== Directions for this task ==
Extract the first line of the entries below and every line after it up to the one containing "const half = (743 - 151 - 50) / 4;", both kept. Pictures are excluded.

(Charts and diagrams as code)
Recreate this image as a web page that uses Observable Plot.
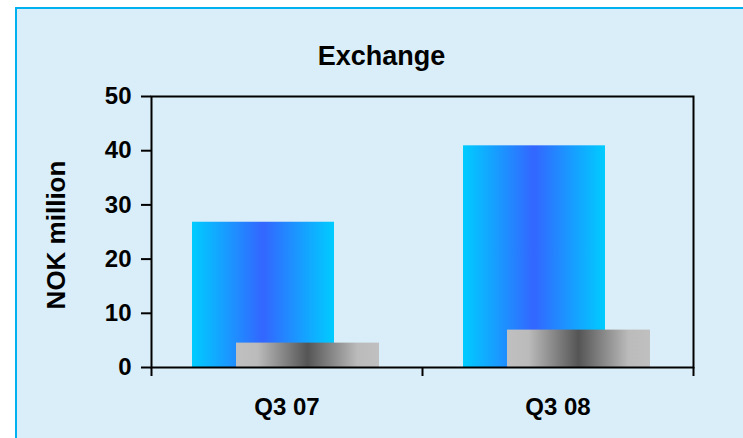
<!DOCTYPE html>
<html>
<head>
<meta charset="utf-8">
<script src="https://cdn.jsdelivr.net/npm/d3@7"></script>
<script src="https://cdn.jsdelivr.net/npm/@observablehq/plot@0.6"></script>
<style>
  html, body { margin: 0; padding: 0; background: #ffffff; overflow: hidden; }
  #wrap { position: relative; width: 743px; height: 438px; overflow: hidden; }
  #panel { position: absolute; left: 15px; top: 7px; width: 760px; height: 460px;
           background: #D9EEF9; border-top: 2px solid #00B0F0; border-left: 2px solid #00B0F0; }
  #chart { position: absolute; left: 0; top: 0; }
</style>
</head>
<body>
<div id="wrap"><div id="panel"></div><div id="chart"></div></div>
<script>
const title = "Exchange";
const yLabel = "NOK million";
const categories = ["Q3 07", "Q3 08"];
const seriesA = [26.8, 40.9];   // blue bars
const seriesB = [4.5, 6.9];     // grey bars
const yTicks = [0, 10, 20, 30, 40, 50];

const rowsA = categories.map((c, i) => ({cat: c, value: seriesA[i]}));
const rowsB = categories.map((c, i) => ({cat: c, value: seriesB[i]}));

const half = (743 - 151 - 50) / 4;

const svg = Plot.plot({
  width: 743,
  height: 438,
  marginLeft: 151,
  marginRight: 50,
  marginTop: 96,
  marginBottom: 71,
  style: {fontFamily: "'Liberation Sans', Arial, sans-serif", color: "#000", background: "transparent"},
  x: {domain: categories, padding: 0, label: null},
  y: {domain: [0, 50], label: null},
  marks: [
    Plot.barY(rowsA, {x: "cat", y: "value", fill: "url(#gradBlue)", insetLeft: 41, insetRight: 88}),
    Plot.barY(rowsB, {x: "cat", y: "value", fill: "url(#gradGrey)", insetLeft: 85, insetRight: 43}),
    Plot.frame({stroke: "#000", strokeWidth: 2}),
    Plot.axisY({ticks: yTicks, tickSize: 10, tickPadding: 10, fontSize: 24, fontWeight: "bold", strokeWidth: 2, label: null}),
    Plot.axisX({tickSize: 0, tickPadding: 30, fontSize: 24, fontWeight: "bold", label: null}),
    Plot.axisX({ticks: categories, tickSize: 9, tickFormat: () => "", dx: -half, strokeWidth: 2, label: null}),
    Plot.axisX({ticks: [categories[categories.length - 1]], tickSize: 9, tickFormat: () => "", dx: half, strokeWidth: 2, label: null}),
    Plot.text([title], {frameAnchor: "top", lineAnchor: "middle", dy: -40, dx: -41, fontSize: 27, fontWeight: "bold"}),
    Plot.text([yLabel], {frameAnchor: "left", textAnchor: "middle", rotate: -90, dx: -95, dy: 3, fontSize: 26, fontWeight: "bold"})
  ]
});

svg.style.background = "transparent";
const ns = "http://www.w3.org/2000/svg";
const defs = document.createElementNS(ns, "defs");
function grad(id, stops) {
  const g = document.createElementNS(ns, "linearGradient");
  g.setAttribute("id", id);
  g.setAttribute("x1", "0"); g.setAttribute("x2", "1");
  g.setAttribute("y1", "0"); g.setAttribute("y2", "0");
  for (const [o, c] of stops) {
    const s = document.createElementNS(ns, "stop");
    s.setAttribute("offset", o);
    s.setAttribute("stop-color", c);
    g.appendChild(s);
  }
  defs.appendChild(g);
}
grad("gradBlue", [["0%", "#00CCFF"], ["50%", "#3366FF"], ["100%", "#00CCFF"]]);
grad("gradGrey", [["0%", "#C0C0C0"], ["15%", "#BBBBBB"], ["50%", "#555555"], ["85%", "#BBBBBB"], ["100%", "#C0C0C0"]]);
svg.insertBefore(defs, svg.firstChild);
document.getElementById("chart").appendChild(svg);
</script>
</body>
</html>
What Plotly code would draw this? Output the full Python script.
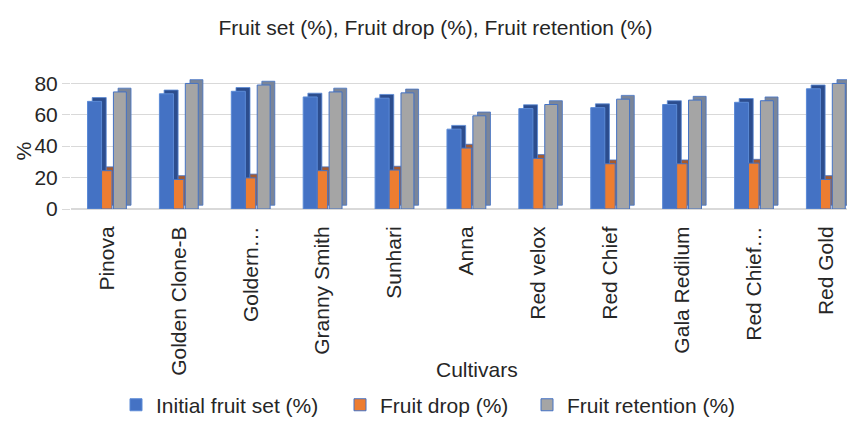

== Exercise output ==
Recreate this image as a web page that uses Observable Plot.
<!DOCTYPE html>
<html>
<head>
<meta charset="utf-8">
<script src="https://cdn.jsdelivr.net/npm/d3@7"></script>
<script src="https://cdn.jsdelivr.net/npm/@observablehq/plot@0.6"></script>
<style>
  html, body { margin: 0; padding: 0; background: #ffffff; overflow: hidden; }
  #wrap { position: relative; width: 743px; height: 438px; overflow: hidden; }
  #panel { position: absolute; left: 15px; top: 7px; width: 760px; height: 460px;
           background: #D9EEF9; border-top: 2px solid #00B0F0; border-left: 2px solid #00B0F0; }
  #chart { position: absolute; left: 0; top: 0; }
</style>
</head>
<body>
<div id="wrap"><div id="panel"></div><div id="chart"></div></div>
<script>
const title = "Exchange";
const yLabel = "NOK million";
const categories = ["Q3 07", "Q3 08"];
const seriesA = [26.8, 40.9];   // blue bars
const seriesB = [4.5, 6.9];     // grey bars
const yTicks = [0, 10, 20, 30, 40, 50];

const rowsA = categories.map((c, i) => ({cat: c, value: seriesA[i]}));
const rowsB = categories.map((c, i) => ({cat: c, value: seriesB[i]}));

const half = (743 - 151 - 50) / 4;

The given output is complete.